- Born: October 2, 1990 (age 35) Edmonton, Alberta, Canada
- Occupation: Baritone

= Jonathon Adams =

Jonathon Adams (born October 2, 1990) is a Cree-Métis (Nêhiyaw-Michif) baritone vocalist from Edmonton (amiskwaciwâskahikan). They specialize in early and baroque music.

== Early life and education ==
Adams was born in Edmonton, Alberta, and raised by an adoptive white settler family. They attended secondary school at the Victoria School Of Performing And Visual Arts, graduating as part of the class of 2008. In their early twenties, Adams began to reconnect with their indigenous heritage, including their biological mother, who was from the Bigstone Cree Nation.

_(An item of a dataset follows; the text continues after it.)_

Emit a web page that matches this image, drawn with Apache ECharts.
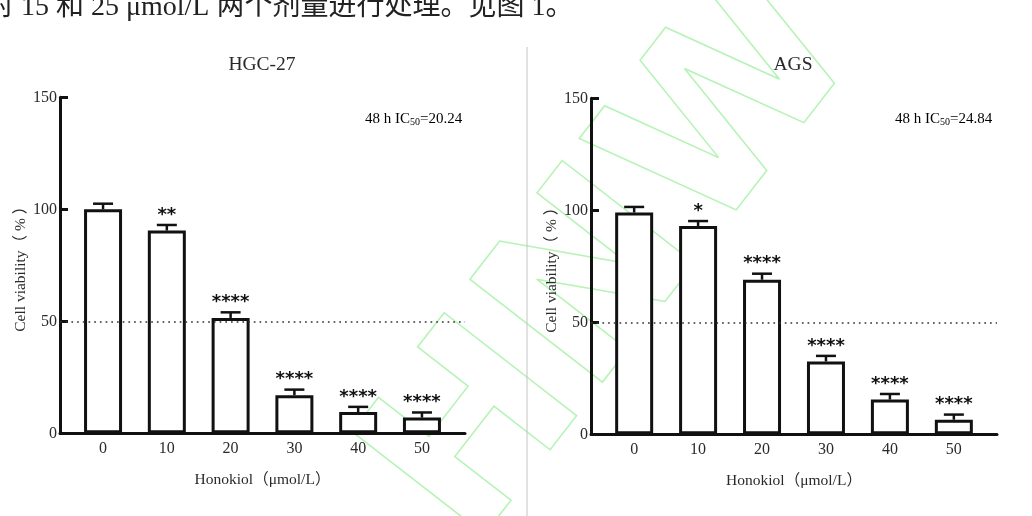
<!DOCTYPE html>
<html>
<head>
<meta charset="utf-8">
<style>
  html, body { margin: 0; padding: 0; background: #fff; }
  #chart { width: 1032px; height: 516px; }
</style>
<script src="https://cdn.jsdelivr.net/npm/echarts@6/dist/echarts.min.js"></script>
</head>
<body>
<div id="chart"></div>
<script>
// Honokiol doses (µmol/L) on the x axis
const doses = ['0', '10', '20', '30', '40', '50'];
const yTicks = [0, 50, 100, 150];

// HGC-27 cell viability (%), mean and SD
const hgcMean = [100, 90.5, 51.5, 17, 9.5, 7];
const hgcErr = [2.5, 2.5, 2.5, 2.5, 2.3, 2.3];
const hgcSig = ['', '**', '****', '****', '****', '****'];
const hgcIC50 = '20.24';

// AGS cell viability (%), mean and SD
const agsMean = [99, 93, 69, 32.5, 15.5, 6.5];
const agsErr = [2.5, 2.2, 2.7, 2.5, 2.5, 2.3];
const agsSig = ['', '*', '****', '****', '****', '****'];
const agsIC50 = '24.84';

const referenceLine = 50;

const SERIF = "'Liberation Serif', 'Times New Roman', 'Noto Sans CJK SC', serif";
const INK = '#111';
const TXT = '#2a2a2a';

const chart = echarts.init(document.getElementById('chart'), null, { renderer: 'canvas' });

function makeXAxis(gridIndex) {
  return {
    type: 'value',
    gridIndex,
    min: -0.675,
    max: doses.length - 1 + 0.675,
    name: 'Honokiol（μmol/L）',
    nameLocation: 'middle',
    nameGap: 39,
    nameTextStyle: { fontFamily: SERIF, fontSize: 15.5, color: TXT },
    axisLine: { onZero: false, lineStyle: { color: INK, width: 3 } },
    axisTick: { show: false },
    splitLine: { show: false },
    axisLabel: {
      customValues: doses.map((d, i) => i),
      formatter: (v) => doses[Math.round(v)],
      fontFamily: SERIF, fontSize: 16, color: TXT, margin: 7
    }
  };
}

function makeYAxis(gridIndex) {
  return {
    type: 'value',
    gridIndex,
    min: yTicks[0],
    max: yTicks[yTicks.length - 1],
    interval: yTicks[1] - yTicks[0],
    name: 'Cell viability（ % ）',
    nameLocation: 'middle',
    nameGap: 30,
    nameTextStyle: { fontFamily: SERIF, fontSize: 15.5, color: TXT },
    axisLine: { show: true, onZero: false, lineStyle: { color: INK, width: 3 } },
    axisTick: { show: true, inside: true, length: 8, lineStyle: { color: INK, width: 3 } },
    splitLine: { show: false },
    axisLabel: { fontFamily: SERIF, fontSize: 16, color: TXT, margin: 3 }
  };
}

function barSeries(idx, mean) {
  return {
    type: 'bar',
    xAxisIndex: idx,
    yAxisIndex: idx,
    z: 3,
    barWidth: 38,
    data: mean.map((v, i) => [i, v]),
    itemStyle: { color: '#fff', borderColor: INK, borderWidth: 3 },
    emphasis: { disabled: true },
    silent: true
  };
}

function refLineSeries(idx) {
  return {
    type: 'line',
    xAxisIndex: idx,
    yAxisIndex: idx,
    z: 1,
    data: [],
    silent: true,
    markLine: {
      silent: true,
      symbol: 'none',
      label: { show: false },
      lineStyle: { color: '#333', width: 1.7, type: [1.7, 4] },
      data: [{ yAxis: referenceLine }]
    }
  };
}

function errorSeries(idx, mean, err, sig) {
  return {
    type: 'custom',
    xAxisIndex: idx,
    yAxisIndex: idx,
    z: 4,
    silent: true,
    data: mean.map((v, i) => [i, v, err[i]]),
    renderItem: (params, api) => {
      const x = api.value(0), m = api.value(1), e = api.value(2);
      const base = api.coord([x, m]);
      const top = api.coord([x, m + e]);
      const st = { stroke: INK, lineWidth: 2.5 };
      const kids = [
        { type: 'line', shape: { x1: base[0], y1: base[1], x2: top[0], y2: top[1] }, style: st },
        { type: 'line', shape: { x1: top[0] - 10, y1: top[1], x2: top[0] + 10, y2: top[1] }, style: st }
      ];
      const s = sig[params.dataIndex];
      if (s) {
        kids.push({
          type: 'text',
          style: {
            text: s, x: top[0], y: top[1] - 10,
            align: 'center', verticalAlign: 'middle',
            font: "bold 18px 'DejaVu Sans'", fill: INK
          }
        });
      }
      return { type: 'group', children: kids };
    }
  };
}

function icText(x, value) {
  return {
    type: 'text', x, y: 119,
    style: {
      text: '{a|48 h IC}{s|50}{a|=' + value + '}',
      verticalAlign: 'middle',
      rich: {
        a: { fontFamily: SERIF, fontSize: 15, color: TXT, lineHeight: 17 },
        s: { fontFamily: SERIF, fontSize: 10, color: TXT, lineHeight: 17, verticalAlign: 'bottom', padding: [4, 0, 0, 0] }
      }
    }
  };
}

function titleText(x, text) {
  return {
    type: 'text', x, y: 65,
    style: { text, align: 'center', verticalAlign: 'middle', fontFamily: SERIF, fontSize: 19.5, fill: TXT }
  };
}

chart.setOption({
  backgroundColor: '#fff',
  animation: false,
  grid: [
    { left: 60, width: 405, top: 97.3, height: 336, containLabel: false },
    { left: 591, width: 406, top: 98.3, height: 336, containLabel: false }
  ],
  xAxis: [makeXAxis(0), makeXAxis(1)],
  yAxis: [makeYAxis(0), makeYAxis(1)],
  series: [
    refLineSeries(0), barSeries(0, hgcMean), errorSeries(0, hgcMean, hgcErr, hgcSig),
    refLineSeries(1), barSeries(1, agsMean), errorSeries(1, agsMean, agsErr, agsSig)
  ],
  graphic: [
    // faint diagonal watermark lettering behind the plots
    {
      type: 'text', x: 620, y: 262, rotation: Math.PI * 0.29, z: -10, silent: true,
      style: {
        text: 'HNW', align: 'center', verticalAlign: 'middle',
        font: "bold 230px 'DejaVu Sans'", fill: 'none', stroke: '#b6f3b6', lineWidth: 1.5
      }
    },
    // running text of the page above the figure
    {
      type: 'text', x: -14, y: 8, silent: true,
      style: {
        text: '对 15 和 25 μmol/L 两个剂量进行处理。见图 1。',
        verticalAlign: 'middle',
        font: "28px 'Liberation Serif', 'Noto Sans CJK SC'", fill: '#222'
      }
    },
    // panel divider
    { type: 'line', shape: { x1: 527, y1: 47, x2: 527, y2: 516 }, style: { stroke: '#c4c4c4', lineWidth: 1 }, silent: true },
    titleText(262, 'HGC-27'),
    titleText(793, 'AGS'),
    icText(365, hgcIC50),
    icText(895, agsIC50)
  ]
});
</script>
</body>
</html>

Adams would go on to study at the Royal Academy of Music in London, the Conservatorium van Amsterdam (to pursue a master's degree in Early Music vocals), and the Victoria Conservatory of Music in Victoria, British Columbia. They have also studied under the tutelage of Nancy Argenta, Emma Kirkby, and Edith Wiens.

==Career==
They have performed as a soloist alongside the San Francisco Symphony directed by Masaaki Suzuki, Philippe Herreweghe, and Sigiswald Kuijken. Adams has also performed with the Toronto Symphony Orchestra, the Amsterdam Baroque Orchestra & Choir, and the New York Philharmonic. They are a Netherlands Bach Society fellow.

They were invited to the University of Toronto as an Artist-in-Residence from 2022 to 2023 for the school's Early Music Department.

Adams is currently based in Montreal.

== Personal life ==
Adams is two-spirit. They identify as non-binary and use they/them pronouns.